S.Saraswathi, in her under-recognised monograph on Periyar and Self-Repect Movement has brilliantly brought out the essence of Periyar’s approach to Education: Putting great stress on the development of rational thinking as against the blind belief in the wisdom of ancestors, Shastras etc., supplanted by conscious and voluntary decisions on the basis of one’s own reasoning, Periyar laid emphasis on the changes required in the educational system and in the role of education. Periyar interpreted the Tamil word kalvi (education) as meaning teaching the character of the world and the nature of humankind. Describing the mothers as the primary teachers who through the domestic pedagogy taught the children up to their 7th and 8th years the basic things to understand the world, and designating the primary school teachers as secondary teachers, Periyar criticized spending of crores of rupees for the primary schools where the children are taught such commonplace things as ‘the dog has a tail’, ‘the cat has four legs’, ‘stealing is bad’, ‘don’t beat others’ as these are experientially learnt by the children by themselves before the entered the school. What really needed to be done by the teachers was to foster in the minds of the students the sense of self-respect, manliness, equality, love for the people and country, he regretted that such education was absent in the schools and colleges. Periyar refused to accept that the university graduates were in any way better than the unschooled and illiterate:
Here is a situation where one person gives another person some money to bribe his way to the heaven and touches other’s feet in reverence. He competes with the other in betraying his nation and people to eke out a living. Does the learning of such people pass off as education? Just as the washerman, barber, carpenter, blacksmith and the cobbler have achieved mastery in their profession, so the degree- holders have also mastered their respective subjects. Just as a washerman does not know the history lessons, so the holders of the B.A.degree do not know the technique of washing clothes; just as the cobbler does not know the grammer and literature, so do the vidwans and shastris not know how to make a footwear… So, those who have acquired B.A. degrees, vidwans and shastries are in no way superior to the washerman, barber and cobbler or more useful to the world. What these learned persons have acquired is only a trick, a skill, but not knowledge. The well learned could be foolish, selfish and the ones without self-respect while the unschooled may be the generous, intelligent and self-respecting.
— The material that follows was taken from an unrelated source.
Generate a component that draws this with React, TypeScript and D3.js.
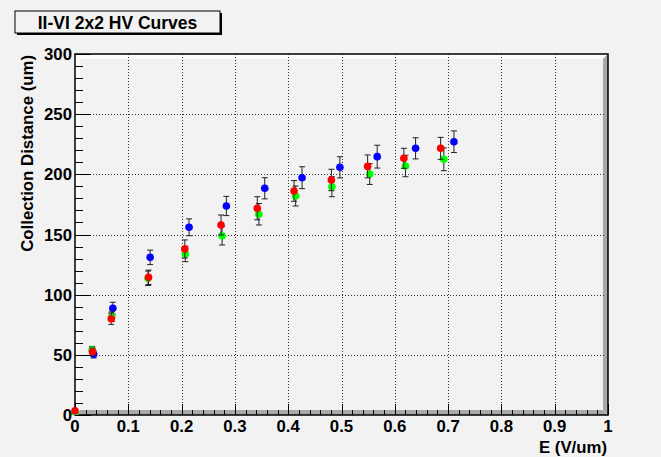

To Periyar, capacity for reasoning and acquiring skills should be true components of genuine education but not the knowledge imparted and its reproduction through written examinations. He suggested replacing the thousands of schools and colleges in existence with ones that inculcated rational thinking. This, he claimed would, save much of the money, energy, brain work and time and lead to the development of quality of life, conduct, integrity , good will, humanism, love and a sense of equality of all. Arguing that the existing education system is protracted and quite expensive suited only for the affluent, he favoured compulsory universal education up to a level and subsequent diversification for vocational training.